Overview¶
The Data Management Module (DMM) is a component of a SRCP Platform that allows strict control and auditing over the upload and download of data. Secure platforms with the DMM enabled have a Data Management Server (DMS) provisioned alongside the other components of the platform. The DMS is isolated from all other servers in the platform, and exists solely to facilitate the movement of data.
To move data into a secure platform an SRCP User needs to access the DMS using an SFTP client. Then a Platform Manager is required to authorise and move the data. In the case of data upload, a Platform Manager will copy approved files and directories from the DMS onto the project area.
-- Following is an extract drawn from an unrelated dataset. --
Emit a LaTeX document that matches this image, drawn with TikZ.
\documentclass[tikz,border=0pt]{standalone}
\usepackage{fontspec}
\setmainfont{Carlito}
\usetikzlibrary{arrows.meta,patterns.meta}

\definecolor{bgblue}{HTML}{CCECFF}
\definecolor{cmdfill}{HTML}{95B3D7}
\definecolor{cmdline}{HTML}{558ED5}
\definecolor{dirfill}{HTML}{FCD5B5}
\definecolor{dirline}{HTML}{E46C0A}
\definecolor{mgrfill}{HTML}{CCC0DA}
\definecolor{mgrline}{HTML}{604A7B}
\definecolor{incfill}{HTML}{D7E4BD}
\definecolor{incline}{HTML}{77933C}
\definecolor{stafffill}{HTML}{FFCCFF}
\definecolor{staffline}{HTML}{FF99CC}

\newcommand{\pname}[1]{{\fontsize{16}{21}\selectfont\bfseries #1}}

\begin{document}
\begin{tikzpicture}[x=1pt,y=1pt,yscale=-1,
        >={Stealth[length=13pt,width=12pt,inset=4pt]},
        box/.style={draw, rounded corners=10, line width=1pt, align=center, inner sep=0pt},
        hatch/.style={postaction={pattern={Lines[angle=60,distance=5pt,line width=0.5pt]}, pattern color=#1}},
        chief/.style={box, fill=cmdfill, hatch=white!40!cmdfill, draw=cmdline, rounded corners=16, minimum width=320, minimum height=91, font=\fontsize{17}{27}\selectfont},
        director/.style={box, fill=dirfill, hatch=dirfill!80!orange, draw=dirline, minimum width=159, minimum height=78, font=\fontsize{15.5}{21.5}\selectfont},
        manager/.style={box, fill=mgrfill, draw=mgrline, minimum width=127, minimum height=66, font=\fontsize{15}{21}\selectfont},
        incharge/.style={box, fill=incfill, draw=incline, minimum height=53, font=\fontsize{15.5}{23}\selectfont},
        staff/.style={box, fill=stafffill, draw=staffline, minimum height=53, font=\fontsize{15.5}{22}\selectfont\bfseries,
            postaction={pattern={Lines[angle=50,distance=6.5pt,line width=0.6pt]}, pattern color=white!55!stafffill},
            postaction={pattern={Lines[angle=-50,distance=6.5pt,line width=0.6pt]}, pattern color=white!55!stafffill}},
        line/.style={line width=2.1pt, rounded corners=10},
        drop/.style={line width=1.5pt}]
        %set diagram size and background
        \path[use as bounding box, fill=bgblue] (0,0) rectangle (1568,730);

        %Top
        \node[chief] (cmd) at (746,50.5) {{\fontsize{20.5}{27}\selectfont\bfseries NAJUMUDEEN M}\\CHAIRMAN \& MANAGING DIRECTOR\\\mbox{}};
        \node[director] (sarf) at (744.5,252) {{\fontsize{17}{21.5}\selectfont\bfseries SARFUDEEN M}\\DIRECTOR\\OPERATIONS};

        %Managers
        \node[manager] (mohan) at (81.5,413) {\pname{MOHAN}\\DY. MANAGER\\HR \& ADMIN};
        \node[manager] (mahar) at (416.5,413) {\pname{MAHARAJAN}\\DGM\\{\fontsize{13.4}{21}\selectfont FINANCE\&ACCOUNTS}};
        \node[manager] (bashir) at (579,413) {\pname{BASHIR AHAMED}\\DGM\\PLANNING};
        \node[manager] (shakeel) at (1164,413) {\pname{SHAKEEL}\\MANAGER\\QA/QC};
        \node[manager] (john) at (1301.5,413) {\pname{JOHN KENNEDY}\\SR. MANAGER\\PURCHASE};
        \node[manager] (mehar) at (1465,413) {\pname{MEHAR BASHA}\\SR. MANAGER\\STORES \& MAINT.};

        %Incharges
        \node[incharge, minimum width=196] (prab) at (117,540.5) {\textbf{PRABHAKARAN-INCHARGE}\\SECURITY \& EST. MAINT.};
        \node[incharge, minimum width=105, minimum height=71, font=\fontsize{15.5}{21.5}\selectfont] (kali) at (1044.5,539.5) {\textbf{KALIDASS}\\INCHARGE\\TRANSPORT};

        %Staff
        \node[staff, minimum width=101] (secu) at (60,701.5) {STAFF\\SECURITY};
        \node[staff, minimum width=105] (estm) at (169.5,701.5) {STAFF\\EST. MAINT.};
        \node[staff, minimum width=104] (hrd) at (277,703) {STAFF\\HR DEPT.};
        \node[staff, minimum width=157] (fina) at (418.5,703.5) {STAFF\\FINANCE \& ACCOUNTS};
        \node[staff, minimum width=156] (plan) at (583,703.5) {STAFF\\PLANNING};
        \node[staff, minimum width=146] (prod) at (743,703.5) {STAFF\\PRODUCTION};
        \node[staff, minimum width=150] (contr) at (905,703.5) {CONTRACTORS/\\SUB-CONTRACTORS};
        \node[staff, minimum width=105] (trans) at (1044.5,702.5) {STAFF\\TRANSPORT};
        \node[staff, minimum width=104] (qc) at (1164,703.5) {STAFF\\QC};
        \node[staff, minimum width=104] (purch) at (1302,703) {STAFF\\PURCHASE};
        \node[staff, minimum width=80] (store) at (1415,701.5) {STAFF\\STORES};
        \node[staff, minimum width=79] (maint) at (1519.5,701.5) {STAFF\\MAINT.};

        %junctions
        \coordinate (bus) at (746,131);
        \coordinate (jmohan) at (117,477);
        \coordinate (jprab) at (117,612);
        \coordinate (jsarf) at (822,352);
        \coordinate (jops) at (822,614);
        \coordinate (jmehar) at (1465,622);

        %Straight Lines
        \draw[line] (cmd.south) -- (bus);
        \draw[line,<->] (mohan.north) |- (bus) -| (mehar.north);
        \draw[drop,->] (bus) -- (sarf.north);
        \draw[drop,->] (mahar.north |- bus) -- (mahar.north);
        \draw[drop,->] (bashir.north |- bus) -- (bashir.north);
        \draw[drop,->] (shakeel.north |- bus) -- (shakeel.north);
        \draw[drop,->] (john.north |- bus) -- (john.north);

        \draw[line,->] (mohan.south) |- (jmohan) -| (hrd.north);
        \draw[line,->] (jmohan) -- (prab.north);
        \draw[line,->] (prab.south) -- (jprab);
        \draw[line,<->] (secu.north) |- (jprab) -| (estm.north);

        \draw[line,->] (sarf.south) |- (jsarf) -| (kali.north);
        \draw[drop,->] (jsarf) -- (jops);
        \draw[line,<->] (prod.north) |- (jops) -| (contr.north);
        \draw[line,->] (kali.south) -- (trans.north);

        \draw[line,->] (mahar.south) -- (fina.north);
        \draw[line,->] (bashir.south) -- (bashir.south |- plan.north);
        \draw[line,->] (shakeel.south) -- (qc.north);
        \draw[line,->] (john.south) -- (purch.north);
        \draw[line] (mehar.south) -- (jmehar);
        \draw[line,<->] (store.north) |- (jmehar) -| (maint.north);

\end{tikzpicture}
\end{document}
The reverse for data download.
It is the responsibility of the SRCP User to notify a Platform Manager that data is awaiting approval so they can authorise and move the data.
Description |
Path |
Permissions |
---|---|---|
Platform internal storage |
/srv/data-manager/srcp-rfs /srv/home/srcp-rfs /srv/home/<USER> |
platform-managers rwx platform-users rwx <USER> rwx |
Staging directory |
/srv/data-manager/triage/<USER> /srv/data-manager/triage/* |
<USER> rwx platform-manager rwx |
Accessing the Data Management Server (DMS)¶
The DMS is available over SFTP. Please, contact your SRCP Platform Manager to get the correct server address. This is usually in the format of data-<PLATFORM_NAME>.srcp.hpc.cam.ac.uk.
SSH Public Key Registration¶
Authorised SRCP Users are required to provide an SSH public key to allow them accessing their DMS.
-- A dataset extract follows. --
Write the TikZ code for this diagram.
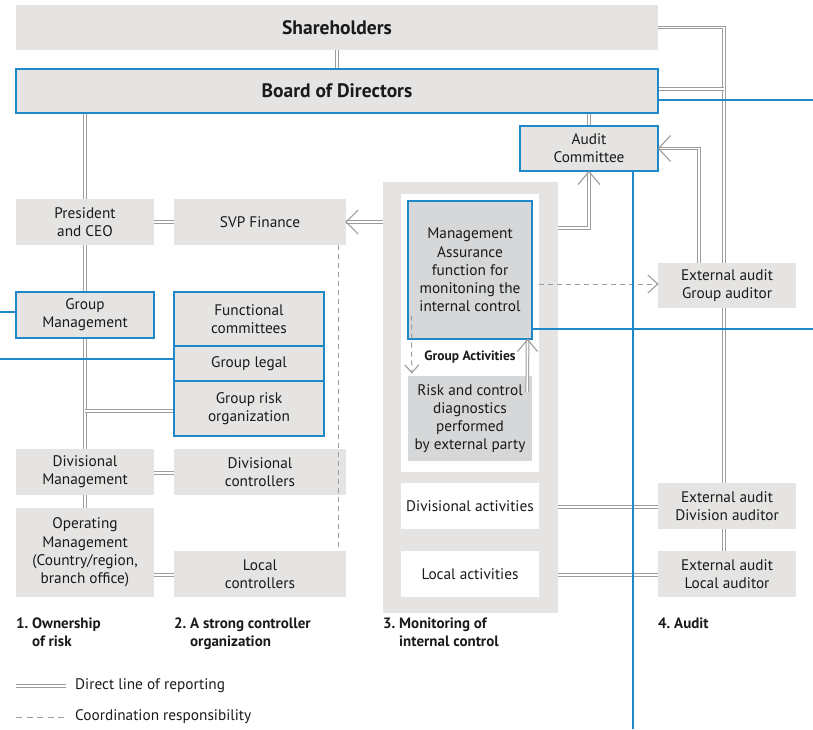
\documentclass[tikz,border=0pt]{standalone}
\usepackage{fontspec}
\setmainfont{PT Sans}
\usetikzlibrary{calc}
\definecolor{boxgray}{HTML}{E5E4E2}
\definecolor{bgray}{HTML}{D5D7D9}
\definecolor{lblue}{RGB}{30,136,200}
\definecolor{lgray}{HTML}{9C9C9C}
\definecolor{txt}{HTML}{1A1A1A}
\pgfdeclarelayer{bg}
\pgfsetlayers{bg,main}
\begin{document}
\begin{tikzpicture}[x=1pt,y=-1pt,
  font=\fontsize{15.3}{18.2}\selectfont, text=txt,
  box/.style={fill=boxgray, inner sep=0pt, align=center, text=txt},
  bbox/.style={box, draw=lblue, line width=1.1pt},
  wbox/.style={box, fill=white},
  wh/.style 2 args={minimum width=#1pt, minimum height=#2pt},
  dbl/.style={draw=lgray, line width=1pt, double=white, double distance=1.6pt},
  dsh/.style={draw=lgray, line width=1pt, dash pattern=on 5pt off 4pt},
  chev/.style={draw=lgray, line width=1.1pt},
  bl/.style={draw=lblue, line width=1.4pt},
  lab/.style={font=\fontsize{15}{17.5}\selectfont\bfseries, anchor=north west, align=left, inner sep=0pt},
  leg/.style={anchor=west, inner sep=0pt, text=txt}]
\useasboundingbox (0,0) rectangle (813,729);
% monitoring frame
\node[box, wh={175}{431}] (mon) at (470.5,397.5) {};
\node[wbox, wh={138}{278}] (grp) at (470,333) {};
% boxes
\node[box, wh={642}{45}, font=\fontsize{19.5}{22}\selectfont\bfseries] (sh) at (337,27.5) {Shareholders};
\node[bbox, wh={642}{44}, font=\fontsize{19.5}{22}\selectfont\bfseries] (bod) at (337,91) {Board of Directors};
\node[bbox, wh={138}{45}] (ac) at (589,148.5) {Audit\\Committee};
\node[box, wh={138}{46}] (pres) at (85,222) {President\\and CEO};
\node[box, wh={172}{46}] (svp) at (260,222) {SVP Finance};
\node[bbox, wh={138}{46}] (gm) at (85,315) {Group\\Management};
\node[bbox, wh={150}{54}] (fc) at (249,319) {Functional\\committees};
\node[bbox, wh={150}{35}] (gl) at (249,363.5) {Group legal};
\node[bbox, wh={150}{55}] (gr) at (249,408.5) {Group risk\\organization};
\node[box, wh={138}{46}] (dm) at (85,472) {Divisional\\Management};
\node[box, wh={172}{46}] (dc) at (260,472) {Divisional\\controllers};
\node[box, wh={138}{89}] (om) at (85,552.5) {Operating\\Management\\(Country/region,\\branch office)};
\node[box, wh={172}{46}] (lc) at (260,574) {Local\\controllers};
\node[bbox, fill=bgray, wh={124}{138}] (ma) at (470,270) {Management\\Assurance\\function for\\monitoning the\\internal control};
\node[box, fill=bgray, wh={124}{85}] (rc) at (470,418.5) {Risk and control\\diagnostics\\performed\\by external party};
\node[font=\fontsize{13.5}{15}\selectfont\bfseries, inner sep=0pt] (gact) at (470,357) {Group Activities};
\node[wbox, wh={138}{46}] (da) at (470,506) {Divisional activities};
\node[wbox, wh={138}{46}] (la) at (470,574) {Local activities};
\node[box, wh={138}{45}] (ga) at (727,285.5) {External audit\\Group auditor};
\node[box, wh={138}{46}] (dv) at (727,506) {External audit\\Division auditor};
\node[box, wh={138}{46}] (lo) at (727,574) {External audit\\Local auditor};
% helper coordinates
\coordinate (vx) at (724,0);
\coordinate (vx2) at (699,0);
\coordinate (E) at (813,0);
\coordinate (W) at (0,0);
\coordinate (S) at (0,729);
% background double lines
\begin{pgfonlayer}{bg}
\draw[dbl] (sh.south) -- (bod.north);
\draw[dbl] (ac.north |- bod.south) -- (ac.north);
\draw[dbl] (pres.north |- bod.south) -- (om.north);
\draw[dbl] (sh.east) -| (vx |- lo.north);
\draw[dbl] ([yshift=2pt]bod.east) -- ([yshift=2pt]bod.east -| vx);
\draw[dbl] (vx2 |- ga.north) |- (ac.east);
\draw[dbl] (pres.east) -- (svp.west);
\draw[dbl] ([yshift=-2.5pt]gr.west -| pres.north) -- ([yshift=-2.5pt]gr.west);
\draw[dbl] ([yshift=-1pt]dm.east) -- ([yshift=-1pt]dc.west);
\draw[dbl] ([yshift=-1pt]lc.west -| om.east) -- ([yshift=-1pt]lc.west);
\end{pgfonlayer}
% other double lines
\draw[dbl] ([yshift=-46pt]mon.north east) -| (ac.south);
\draw[dbl] (svp.east -| mon.west) -- (svp.east);
\draw[dbl] ([yshift=-1pt]da.east -| mon.east) -- ([yshift=-1pt]dv.west);
\draw[dbl] ([yshift=-1pt]la.east -| mon.east) -- ([yshift=-1pt]lo.west);
\draw[dbl] ([xshift=-5pt,yshift=-16pt]rc.north east) -- ([xshift=-5pt]ma.south east);
% chevrons
\draw[chev] ($(ac.south)+(-11,13)$) -- (ac.south) -- ($(ac.south)+(11,13)$);
\draw[chev] ($(ac.east)+(12,-13)$) -- (ac.east) -- ($(ac.east)+(12,13)$);
\draw[chev] ($(svp.east)+(12,-12)$) -- (svp.east) -- ($(svp.east)+(12,12)$);
\draw[chev] ($([xshift=-5pt]ma.south east)+(-10,12)$) -- ([xshift=-5pt]ma.south east) -- ($([xshift=-5pt]ma.south east)+(10,12)$);
% dashed lines
\draw[dsh] ([xshift=-8pt]svp.south east) -- ([xshift=-8pt]lc.north east);
\draw[dsh] ([yshift=1.5pt]ga.west -| grp.east) -- ([yshift=1.5pt]ga.west);
\draw[chev] ($([yshift=1.5pt]ga.west)+(-10,-9)$) -- ([yshift=1.5pt]ga.west) -- ($([yshift=1.5pt]ga.west)+(-10,9)$);
\draw[dsh] ([xshift=4pt,yshift=24pt]ma.south west) -- ([xshift=4pt,yshift=3pt]rc.north west);
\draw[chev] ($([xshift=4pt,yshift=3pt]rc.north west)+(-7,-8)$) -- ([xshift=4pt,yshift=3pt]rc.north west) -- ($([xshift=4pt,yshift=3pt]rc.north west)+(7,-8)$);
% blue lines
\draw[bl] ([yshift=-9pt]bod.east) -- ([yshift=-9pt]bod.east -| E);
\draw[bl] ([xshift=44pt]ac.south) -- ([xshift=44pt]ac.south |- S);
\draw[bl] ([yshift=10.5pt]ma.south east) -- ([yshift=10.5pt]ma.south east -| E);
\draw[bl] ([yshift=3pt]gm.west) -- ([yshift=3pt]gm.west -| W);
\draw[bl] ([yshift=4.5pt]gl.west) -- ([yshift=4.5pt]gl.west -| W);
% column labels
\node[lab] (c1) at (16,618) {1.~Ownership\\\phantom{1.~}of risk};
\node[lab] (c2) at (174,618) {2.~A strong controller\\\phantom{2.~}organization};
\node[lab] (c3) at (383,618) {3.~Monitoring of\\\phantom{3.~}internal control};
\node[lab] (c4) at (658,618) {4.~Audit};
% legend
\coordinate (l1a) at (16,686);
\coordinate (l1b) at (66,686);
\coordinate (l2a) at (16,717);
\coordinate (l2b) at (66,717);
\draw[dbl] (l1a) -- (l1b);
\draw[dsh, dash pattern=on 6pt off 4.5pt] (l2a) -- (l2b);
\node[leg] (t1) at (75,686) {Direct line of reporting};
\node[leg] (t2) at (75,717) {Coordination responsibility};
\end{tikzpicture}
\end{document}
Please, submit or replace your SSH key by using the following form: https://www.hpc.cam.ac.uk/srcps-ssh-public-key-registration
Upload and Download Data¶
After logging into the DMS, users will be presented with a read-only home directory with two writable directories. These are the user unique staging directories for uploading and downloading data.
Connected to data-<PLATFORM_NAME>.srcp.hpc.cam.ac.uk.
sftp> ls -al
drwxrwx--- 2 user data-manager 2 Apr 8 15:49 download
drwxrwx--- 2 user data-manager 3 Apr 8 15:51 upload
Platform Managers have read and write permissions to both staging directories since they are required to approve the data by moving it; either into the secure platform if data is being uploaded, or into the download directory if data is being downloaded.
Warning
Usage of SFTP clients is beyond the scope of this documentation. Please refer to tools such FileZilla, WinSCP, CyberDuck, rsync and sftp.
Upload¶
An SRCP User needs to connect to the DMS and write new data to their own upload directory over SFTP.
Connected to data-<PLATFORM_NAME>.srcp.hpc.cam.ac.uk.
sftp> put README.md upload
Uploading README.md to /upload/README.md
README.md
Download¶
A Platform Manager makes a file available to download by a specific SRCP User by copying the data into the SRCP User’s download directory where they will be able to retrieve it by using the DMS.
Connected to data-<PLATFORM_NAME>.srcp.hpc.cam.ac.uk.
sftp> get download/README.md
Fetching /download/README.md to README.md
/download/README.md
Approval Through Data Movement¶
The Platform Manager is the authorised role for retrieving and controlling the data in and out of the SRCP platform. Approval is done by moving the data from a user’s staging directory to the platform’s internal storage. That ensures the data manager agrees and is aware of what is being pulled or pushed to the platform.
User uploaded data lives in /srv/data-manager/triage
.
A Platform Manager can copy/move data using the command line or Remote Desktop file manager.
[manager@srcp-login ~]$ cp /srv/data-manager/triage/user/upload/README.txt
/srv/projects/my_project/
Once the move is complete the SRCP User is able to access the data in the project area.
[user@srcp-login ~]$ ls ~/srcp-rfs/
README.txt